Spitzer Space Telescope Captured Picture of Record Coldest Brown Dwarf

Astronomers were able to get a picture of a nearby star and its orbiting companion by using NASA’s Spitzer Space Telescope. Accroding to Kevin Luhman, an astronomer at the Pennsylvania State University, University Park they have discovered a new record-holder for the coldest companion imaged outside of the solar system, which is nearly as cold as Earth. Based on the infrared light that it emits, the cool object, named WD 0806-661 B, appears to have a temperature in the range of 80 and 160 degrees Fahrenheit or about 27 to 70 degrees Celsius. On the lower end, WD 0806-661 B offers a rather pleasant terrestrial temperature and is not even as warm as the human body. Researchers ballpark WD 0806-661 B’s mass between six and nine Jupiters,  which  means it could still  qualify as a planet, albeit a particularly hefty one made mostly of gas.

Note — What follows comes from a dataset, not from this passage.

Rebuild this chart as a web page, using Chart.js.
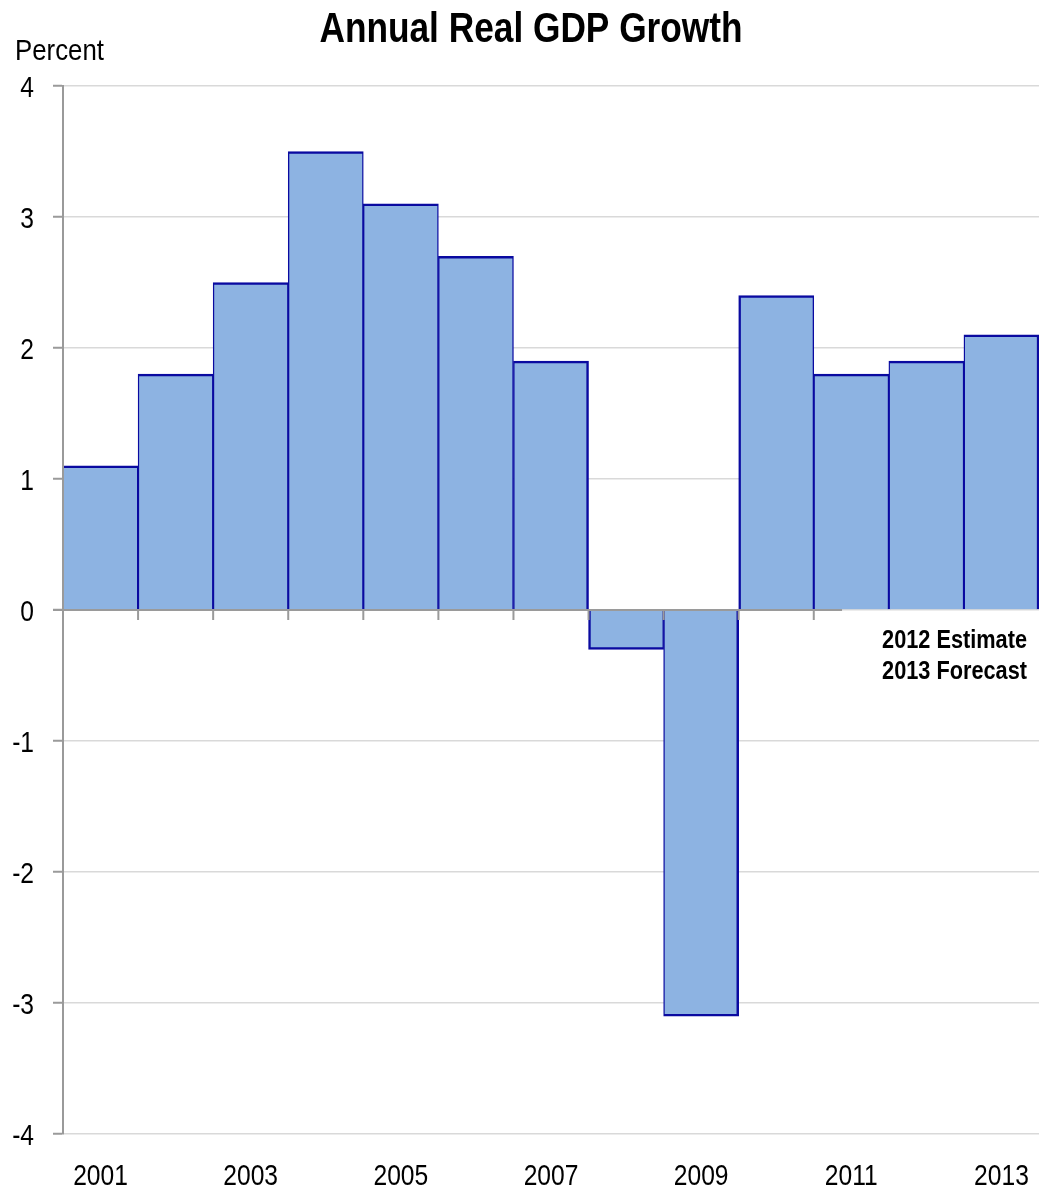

Instead, they suspect it’s a type of failed star, called a brown dwarf. WD 0806-661 B probably belongs to a recently discovered new class of objects called Y dwarfs, the coldest category of brown dwarfs. Those objects don’t orbit stars and instead are floating by themselves in space, unlike WD 0806-661 B. Together, WISE and Spitzer are proving complementary in tracking down ever-cooler brown dwarfs, all the way down to the Y class.